In men, depression can present as irritability, poor sleep, a “shorter fuse,” and it is often mixed with anxiety. Many men with depression describe feeling that they have disproportionate responses: getting stuck at a red traffic light is no longer 20 seconds at a traffic light; it can feel catastrophic, leading to cascading negative thoughts.
First-time parents often try to seek traditional family and gender roles. Fathers may find themselves trying to be sources of emotional and financial stability when they really do not feel stable at all. It is not a reasonable expectation. Fathers can often be freighted with the perceived responsibility to stay strong and silent, thereby leaving their fears and frustrations unspoken.
Fatherhood—especially new fatherhood—is a profound transition. For many, this may take the form of a grief reaction. Fathers may grieve the freedom they had when they were single, the financial freedom of being a couple without children, and more. Social pressure can imply that fatherhood is the greatest gift in life, but it may not always feel that way. New fathers may feel silently guilty, making the situation worse.
This combination of unspoken grief and resentment can lead fathers to have feelings such as “I don’t like my children,” or “I just want my sleep back,” among other common thoughts. Since fatherhood is “supposed” to be joyful, new fathers may be fearful to express these emotions. Many fathers do not realize that these thoughts are normal.
Fathers feeling frustrated, irritable, and anxious do not necessarily need a diagnosis of postpartum depression. But they can seek help. This does not have to be elaborate, time-consuming, or costly.
Here are some simple ways to cope:
- Connect with other new fathers.
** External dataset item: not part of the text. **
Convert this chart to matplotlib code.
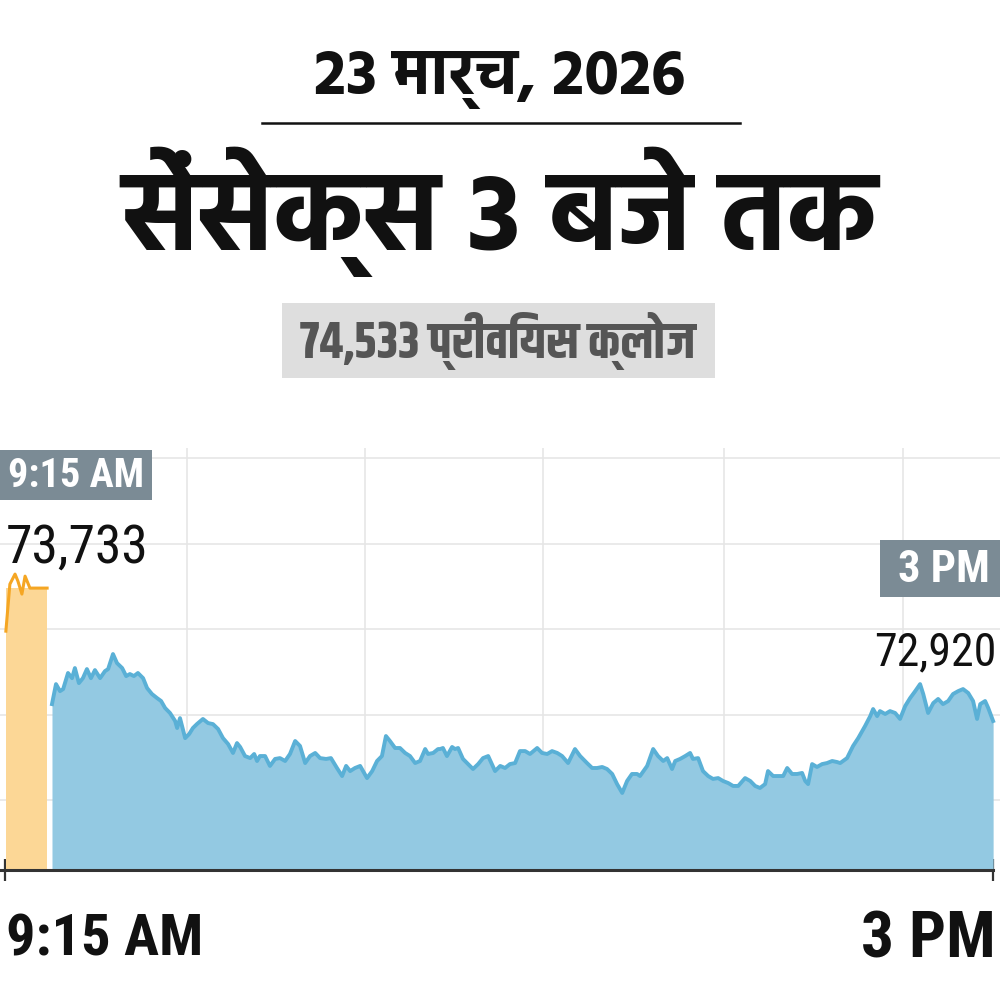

A conversation with a peer can help any father realize that his frustrations are common and understandable. It can also be helpful to share tips with one another. Set aside a regular, scheduled time to connect with another new father. Even if it is just a phone call, it can ease the pressure.
- Consult with a counselor or therapist. There are a range of options to meet in person or by telehealth. This is a healthy, objective way to help find a “toolbox” to deal with emotions, and a constructive way to adapt to parenthood with an honest but positive approach.
- Consider trying medication. For men who are particularly burdened with anxiety, depression, and related symptoms, medication can help. Newer medications for depression and anxiety are usually inexpensive, take effect quickly, and do not have the risk of dependence. A new father may discuss medication with a primary care provider (PCP), psychiatric mental health nurse practitioner, or psychiatrist.